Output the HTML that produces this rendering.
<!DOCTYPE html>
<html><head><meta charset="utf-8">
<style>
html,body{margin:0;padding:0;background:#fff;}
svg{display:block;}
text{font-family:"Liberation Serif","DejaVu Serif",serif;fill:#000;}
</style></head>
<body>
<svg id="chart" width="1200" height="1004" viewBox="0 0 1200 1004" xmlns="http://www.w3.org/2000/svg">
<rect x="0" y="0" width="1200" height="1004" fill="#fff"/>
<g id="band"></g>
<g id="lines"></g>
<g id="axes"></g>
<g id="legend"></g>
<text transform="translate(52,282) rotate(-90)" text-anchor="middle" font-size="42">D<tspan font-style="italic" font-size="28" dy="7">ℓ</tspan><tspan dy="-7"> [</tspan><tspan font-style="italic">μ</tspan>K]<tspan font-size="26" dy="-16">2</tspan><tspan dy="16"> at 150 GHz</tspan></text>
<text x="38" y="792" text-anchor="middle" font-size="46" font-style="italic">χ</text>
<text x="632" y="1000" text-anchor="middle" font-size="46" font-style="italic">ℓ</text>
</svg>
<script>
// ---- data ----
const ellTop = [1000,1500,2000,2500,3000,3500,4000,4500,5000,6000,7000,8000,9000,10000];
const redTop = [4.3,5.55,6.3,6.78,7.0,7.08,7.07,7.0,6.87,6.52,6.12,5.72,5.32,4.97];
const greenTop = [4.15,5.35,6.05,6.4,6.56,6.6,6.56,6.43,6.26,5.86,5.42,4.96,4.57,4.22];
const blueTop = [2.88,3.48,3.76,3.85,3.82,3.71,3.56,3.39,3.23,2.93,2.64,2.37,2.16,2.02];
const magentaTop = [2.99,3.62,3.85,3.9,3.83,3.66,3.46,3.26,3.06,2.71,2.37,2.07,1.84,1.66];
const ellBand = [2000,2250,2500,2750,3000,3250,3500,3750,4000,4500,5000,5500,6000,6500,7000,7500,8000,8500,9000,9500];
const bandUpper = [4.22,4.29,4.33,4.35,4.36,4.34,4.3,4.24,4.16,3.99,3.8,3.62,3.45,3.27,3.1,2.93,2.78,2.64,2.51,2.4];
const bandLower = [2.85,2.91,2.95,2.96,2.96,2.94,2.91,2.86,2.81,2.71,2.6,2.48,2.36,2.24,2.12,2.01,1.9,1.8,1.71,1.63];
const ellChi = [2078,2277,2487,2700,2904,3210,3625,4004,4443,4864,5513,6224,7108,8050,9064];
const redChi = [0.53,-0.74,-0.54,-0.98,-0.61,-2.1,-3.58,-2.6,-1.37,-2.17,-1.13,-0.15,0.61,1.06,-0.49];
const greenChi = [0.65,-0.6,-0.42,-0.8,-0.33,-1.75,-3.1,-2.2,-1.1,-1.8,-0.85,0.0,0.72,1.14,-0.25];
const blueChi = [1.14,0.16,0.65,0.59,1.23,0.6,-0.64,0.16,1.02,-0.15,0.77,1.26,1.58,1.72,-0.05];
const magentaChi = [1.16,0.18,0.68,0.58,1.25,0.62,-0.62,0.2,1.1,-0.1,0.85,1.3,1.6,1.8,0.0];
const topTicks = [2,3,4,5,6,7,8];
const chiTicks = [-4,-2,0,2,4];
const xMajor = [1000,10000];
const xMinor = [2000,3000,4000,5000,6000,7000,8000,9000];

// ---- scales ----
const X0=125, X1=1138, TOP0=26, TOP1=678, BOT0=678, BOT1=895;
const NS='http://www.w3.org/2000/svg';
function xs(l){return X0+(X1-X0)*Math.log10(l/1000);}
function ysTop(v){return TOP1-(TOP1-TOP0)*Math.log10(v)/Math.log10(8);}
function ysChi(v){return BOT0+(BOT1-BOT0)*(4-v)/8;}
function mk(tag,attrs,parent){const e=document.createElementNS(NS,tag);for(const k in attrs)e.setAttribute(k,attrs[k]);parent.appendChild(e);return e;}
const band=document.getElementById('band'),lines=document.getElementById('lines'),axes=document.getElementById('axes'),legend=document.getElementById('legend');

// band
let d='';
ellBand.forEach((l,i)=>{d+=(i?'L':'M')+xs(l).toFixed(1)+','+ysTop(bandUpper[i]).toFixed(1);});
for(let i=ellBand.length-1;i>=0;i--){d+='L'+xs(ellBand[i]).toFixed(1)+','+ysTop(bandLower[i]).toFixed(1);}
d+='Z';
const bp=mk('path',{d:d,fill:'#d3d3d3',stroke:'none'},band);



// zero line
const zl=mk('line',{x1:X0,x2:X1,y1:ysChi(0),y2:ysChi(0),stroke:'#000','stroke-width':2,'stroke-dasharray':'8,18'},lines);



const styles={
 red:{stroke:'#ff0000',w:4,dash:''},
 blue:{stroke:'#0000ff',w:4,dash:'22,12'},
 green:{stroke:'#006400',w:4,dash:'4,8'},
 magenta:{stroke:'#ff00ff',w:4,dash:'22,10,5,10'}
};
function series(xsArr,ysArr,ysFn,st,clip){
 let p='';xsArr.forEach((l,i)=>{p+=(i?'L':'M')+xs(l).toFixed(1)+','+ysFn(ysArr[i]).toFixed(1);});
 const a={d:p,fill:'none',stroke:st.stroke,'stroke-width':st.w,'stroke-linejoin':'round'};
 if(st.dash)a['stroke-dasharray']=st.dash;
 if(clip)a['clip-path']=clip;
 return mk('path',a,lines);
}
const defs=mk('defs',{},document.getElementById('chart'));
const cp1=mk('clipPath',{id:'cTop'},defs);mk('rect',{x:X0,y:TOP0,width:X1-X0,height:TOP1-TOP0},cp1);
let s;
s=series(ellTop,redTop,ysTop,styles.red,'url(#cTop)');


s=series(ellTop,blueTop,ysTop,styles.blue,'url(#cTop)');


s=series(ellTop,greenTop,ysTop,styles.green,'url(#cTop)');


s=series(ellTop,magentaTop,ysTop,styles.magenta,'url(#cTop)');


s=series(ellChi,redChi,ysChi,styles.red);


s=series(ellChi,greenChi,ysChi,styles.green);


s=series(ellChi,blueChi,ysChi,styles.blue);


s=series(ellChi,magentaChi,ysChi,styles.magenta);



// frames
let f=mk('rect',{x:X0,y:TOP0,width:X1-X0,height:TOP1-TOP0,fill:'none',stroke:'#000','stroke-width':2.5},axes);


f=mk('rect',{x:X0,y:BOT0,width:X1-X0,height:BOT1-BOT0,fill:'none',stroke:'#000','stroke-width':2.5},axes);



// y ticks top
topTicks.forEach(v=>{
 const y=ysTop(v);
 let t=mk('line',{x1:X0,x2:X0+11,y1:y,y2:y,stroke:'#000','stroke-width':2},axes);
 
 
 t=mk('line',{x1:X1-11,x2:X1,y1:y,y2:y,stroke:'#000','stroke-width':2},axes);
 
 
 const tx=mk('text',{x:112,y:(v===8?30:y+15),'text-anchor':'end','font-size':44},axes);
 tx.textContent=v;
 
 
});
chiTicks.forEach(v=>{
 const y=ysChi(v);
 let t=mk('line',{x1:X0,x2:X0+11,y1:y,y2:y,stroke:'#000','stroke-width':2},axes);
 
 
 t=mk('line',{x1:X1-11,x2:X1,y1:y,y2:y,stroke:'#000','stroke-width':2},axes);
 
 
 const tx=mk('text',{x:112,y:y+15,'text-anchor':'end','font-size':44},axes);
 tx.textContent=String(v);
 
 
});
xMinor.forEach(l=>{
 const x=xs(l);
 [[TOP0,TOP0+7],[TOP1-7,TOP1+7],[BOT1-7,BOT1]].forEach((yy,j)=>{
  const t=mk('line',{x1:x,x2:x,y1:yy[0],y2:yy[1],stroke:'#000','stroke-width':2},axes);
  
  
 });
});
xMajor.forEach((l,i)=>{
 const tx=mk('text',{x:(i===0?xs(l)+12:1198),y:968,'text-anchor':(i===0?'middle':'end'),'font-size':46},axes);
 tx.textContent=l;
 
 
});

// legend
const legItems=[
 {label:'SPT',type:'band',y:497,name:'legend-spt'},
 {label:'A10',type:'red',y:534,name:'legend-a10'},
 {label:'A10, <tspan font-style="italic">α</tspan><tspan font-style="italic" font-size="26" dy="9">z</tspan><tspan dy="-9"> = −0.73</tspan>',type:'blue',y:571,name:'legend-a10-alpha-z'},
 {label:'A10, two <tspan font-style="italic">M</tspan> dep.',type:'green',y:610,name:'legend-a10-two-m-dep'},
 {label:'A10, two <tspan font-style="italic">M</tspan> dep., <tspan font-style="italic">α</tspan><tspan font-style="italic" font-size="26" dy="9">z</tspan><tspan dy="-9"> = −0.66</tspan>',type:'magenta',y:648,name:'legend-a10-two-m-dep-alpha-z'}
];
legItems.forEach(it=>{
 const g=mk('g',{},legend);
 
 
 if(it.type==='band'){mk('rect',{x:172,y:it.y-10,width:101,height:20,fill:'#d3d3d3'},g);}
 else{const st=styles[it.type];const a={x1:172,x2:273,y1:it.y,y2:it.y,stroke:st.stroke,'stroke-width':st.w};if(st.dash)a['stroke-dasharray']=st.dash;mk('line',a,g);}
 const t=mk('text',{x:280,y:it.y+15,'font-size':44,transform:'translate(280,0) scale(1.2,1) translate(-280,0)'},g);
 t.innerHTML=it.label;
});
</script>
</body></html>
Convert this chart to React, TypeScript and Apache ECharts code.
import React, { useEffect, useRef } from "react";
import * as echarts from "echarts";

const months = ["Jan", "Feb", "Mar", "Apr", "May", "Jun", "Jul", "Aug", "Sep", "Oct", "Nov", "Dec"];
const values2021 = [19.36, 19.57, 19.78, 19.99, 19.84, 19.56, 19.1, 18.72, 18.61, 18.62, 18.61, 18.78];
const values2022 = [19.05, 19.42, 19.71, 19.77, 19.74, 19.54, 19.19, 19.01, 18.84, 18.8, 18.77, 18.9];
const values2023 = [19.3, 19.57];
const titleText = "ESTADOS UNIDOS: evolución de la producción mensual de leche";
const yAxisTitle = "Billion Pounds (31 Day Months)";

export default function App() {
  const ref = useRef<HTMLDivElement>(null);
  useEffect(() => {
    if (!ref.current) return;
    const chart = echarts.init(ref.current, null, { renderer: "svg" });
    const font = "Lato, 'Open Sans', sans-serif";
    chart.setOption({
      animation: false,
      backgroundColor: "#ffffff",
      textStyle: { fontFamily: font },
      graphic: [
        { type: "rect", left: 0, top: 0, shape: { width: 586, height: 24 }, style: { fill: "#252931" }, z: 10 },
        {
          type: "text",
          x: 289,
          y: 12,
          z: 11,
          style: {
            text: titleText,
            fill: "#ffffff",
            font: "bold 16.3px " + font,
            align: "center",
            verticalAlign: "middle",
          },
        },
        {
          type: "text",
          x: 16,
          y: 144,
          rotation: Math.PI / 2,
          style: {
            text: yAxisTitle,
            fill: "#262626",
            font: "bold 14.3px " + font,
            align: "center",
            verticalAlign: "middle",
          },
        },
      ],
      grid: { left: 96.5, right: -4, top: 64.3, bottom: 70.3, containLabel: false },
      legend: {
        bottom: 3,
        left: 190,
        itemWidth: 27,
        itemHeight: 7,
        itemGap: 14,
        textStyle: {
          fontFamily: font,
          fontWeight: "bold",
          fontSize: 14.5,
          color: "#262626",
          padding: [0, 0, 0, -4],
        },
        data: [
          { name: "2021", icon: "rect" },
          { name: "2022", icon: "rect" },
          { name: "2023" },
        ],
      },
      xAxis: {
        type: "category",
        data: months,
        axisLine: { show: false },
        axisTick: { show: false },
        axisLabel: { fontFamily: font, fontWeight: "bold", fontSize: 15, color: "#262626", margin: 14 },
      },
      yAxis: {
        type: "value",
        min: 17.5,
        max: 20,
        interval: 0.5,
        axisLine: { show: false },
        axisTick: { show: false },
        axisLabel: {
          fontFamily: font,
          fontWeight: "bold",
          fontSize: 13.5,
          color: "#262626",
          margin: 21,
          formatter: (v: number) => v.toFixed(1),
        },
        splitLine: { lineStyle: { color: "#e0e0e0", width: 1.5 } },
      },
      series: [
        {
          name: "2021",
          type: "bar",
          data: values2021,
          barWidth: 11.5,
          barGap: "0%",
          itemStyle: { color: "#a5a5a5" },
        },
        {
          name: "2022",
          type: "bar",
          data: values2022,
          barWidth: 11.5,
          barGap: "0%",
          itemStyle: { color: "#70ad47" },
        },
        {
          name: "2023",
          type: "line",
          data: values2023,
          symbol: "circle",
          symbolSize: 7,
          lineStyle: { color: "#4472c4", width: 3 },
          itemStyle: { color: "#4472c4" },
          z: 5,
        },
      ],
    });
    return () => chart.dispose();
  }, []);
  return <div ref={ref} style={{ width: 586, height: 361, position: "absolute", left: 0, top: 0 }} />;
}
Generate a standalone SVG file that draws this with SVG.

★ ★ ★ ★

Exercise directions →
Transcribe, word for word, every line from the line with "Convert this chart" to the line with "import * as", inclusive, and output nothing else.

The solution →
Convert this chart to React, TypeScript and Apache ECharts code.
import React, { useEffect, useRef } from "react";
import * as echarts from "echarts";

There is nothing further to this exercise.